**** INPUT ROWS ****
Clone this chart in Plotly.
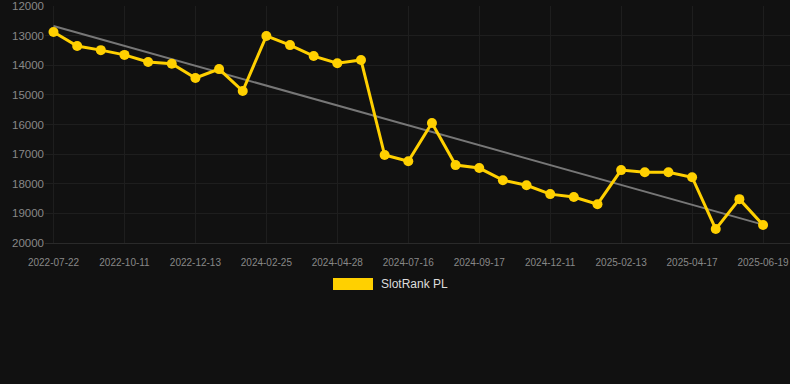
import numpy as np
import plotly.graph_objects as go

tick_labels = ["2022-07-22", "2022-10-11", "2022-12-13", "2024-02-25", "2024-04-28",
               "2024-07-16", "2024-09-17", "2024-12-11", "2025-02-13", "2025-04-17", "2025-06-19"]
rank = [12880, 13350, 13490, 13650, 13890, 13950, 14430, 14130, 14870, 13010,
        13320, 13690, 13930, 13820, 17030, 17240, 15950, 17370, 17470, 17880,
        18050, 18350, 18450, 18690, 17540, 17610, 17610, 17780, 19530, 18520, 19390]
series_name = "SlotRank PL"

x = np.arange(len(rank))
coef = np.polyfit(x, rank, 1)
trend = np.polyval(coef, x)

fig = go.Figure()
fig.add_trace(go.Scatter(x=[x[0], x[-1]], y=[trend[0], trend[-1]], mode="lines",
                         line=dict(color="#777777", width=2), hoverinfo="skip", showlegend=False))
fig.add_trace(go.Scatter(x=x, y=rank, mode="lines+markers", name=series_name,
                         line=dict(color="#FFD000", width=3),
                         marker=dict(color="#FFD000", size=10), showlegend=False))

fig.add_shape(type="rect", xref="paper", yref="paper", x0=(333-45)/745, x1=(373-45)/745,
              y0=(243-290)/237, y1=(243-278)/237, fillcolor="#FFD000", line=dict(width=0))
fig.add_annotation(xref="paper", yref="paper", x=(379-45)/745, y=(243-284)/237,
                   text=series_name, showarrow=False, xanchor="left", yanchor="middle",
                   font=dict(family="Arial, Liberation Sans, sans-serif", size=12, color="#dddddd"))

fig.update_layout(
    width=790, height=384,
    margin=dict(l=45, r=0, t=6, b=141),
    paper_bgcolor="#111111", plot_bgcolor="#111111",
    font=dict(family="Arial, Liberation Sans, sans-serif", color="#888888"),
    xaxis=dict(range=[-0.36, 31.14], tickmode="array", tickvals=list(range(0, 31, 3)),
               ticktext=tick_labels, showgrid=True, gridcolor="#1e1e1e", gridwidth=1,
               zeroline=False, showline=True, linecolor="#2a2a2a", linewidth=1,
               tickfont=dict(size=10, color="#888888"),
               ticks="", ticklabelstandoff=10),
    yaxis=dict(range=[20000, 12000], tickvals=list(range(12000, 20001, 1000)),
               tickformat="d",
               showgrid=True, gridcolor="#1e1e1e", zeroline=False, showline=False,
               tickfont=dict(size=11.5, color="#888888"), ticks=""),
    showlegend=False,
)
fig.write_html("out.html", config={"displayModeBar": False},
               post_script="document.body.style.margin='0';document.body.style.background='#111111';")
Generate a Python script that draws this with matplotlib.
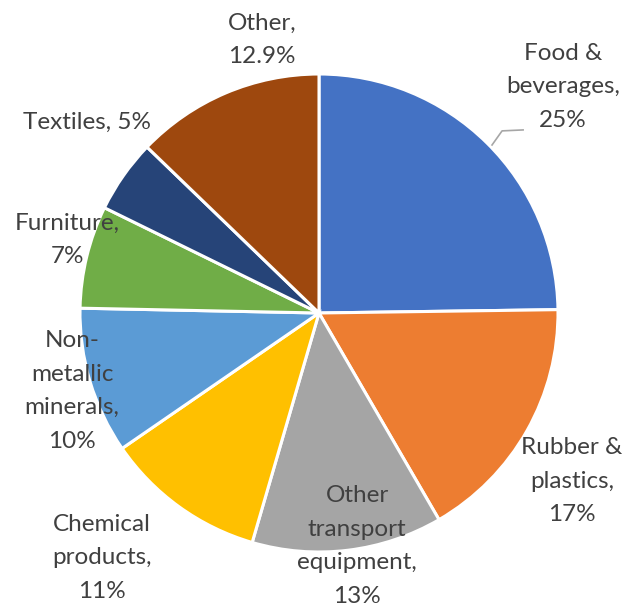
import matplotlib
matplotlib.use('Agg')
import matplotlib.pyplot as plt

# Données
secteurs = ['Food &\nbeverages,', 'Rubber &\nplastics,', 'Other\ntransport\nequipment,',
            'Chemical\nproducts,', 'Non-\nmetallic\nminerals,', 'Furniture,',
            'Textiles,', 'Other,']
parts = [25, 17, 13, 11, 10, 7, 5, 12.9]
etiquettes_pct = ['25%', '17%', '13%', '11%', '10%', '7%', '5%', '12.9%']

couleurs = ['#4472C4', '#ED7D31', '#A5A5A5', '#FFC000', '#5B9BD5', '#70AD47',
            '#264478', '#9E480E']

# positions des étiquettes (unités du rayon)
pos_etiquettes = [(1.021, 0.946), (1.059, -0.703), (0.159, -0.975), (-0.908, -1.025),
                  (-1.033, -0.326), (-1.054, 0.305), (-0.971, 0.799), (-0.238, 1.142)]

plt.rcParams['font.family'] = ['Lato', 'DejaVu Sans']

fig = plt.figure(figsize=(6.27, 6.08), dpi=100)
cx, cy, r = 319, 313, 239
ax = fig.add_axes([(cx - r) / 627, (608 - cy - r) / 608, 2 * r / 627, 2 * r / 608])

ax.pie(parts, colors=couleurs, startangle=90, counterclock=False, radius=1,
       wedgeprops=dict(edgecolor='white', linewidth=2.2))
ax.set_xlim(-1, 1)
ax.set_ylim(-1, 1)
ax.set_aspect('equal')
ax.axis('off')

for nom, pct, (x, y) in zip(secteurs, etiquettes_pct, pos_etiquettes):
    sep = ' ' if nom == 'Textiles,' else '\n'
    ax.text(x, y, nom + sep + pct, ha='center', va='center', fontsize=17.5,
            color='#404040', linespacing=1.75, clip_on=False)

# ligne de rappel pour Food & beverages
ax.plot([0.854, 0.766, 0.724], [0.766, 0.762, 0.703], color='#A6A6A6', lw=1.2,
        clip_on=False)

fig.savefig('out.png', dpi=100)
****
**PROBLEM:** Identify lines with the string "this". Copy each one.

**COMPLETE OUTPUT:**
Clone this chart in Plotly.
Generate a Python script that draws this with matplotlib.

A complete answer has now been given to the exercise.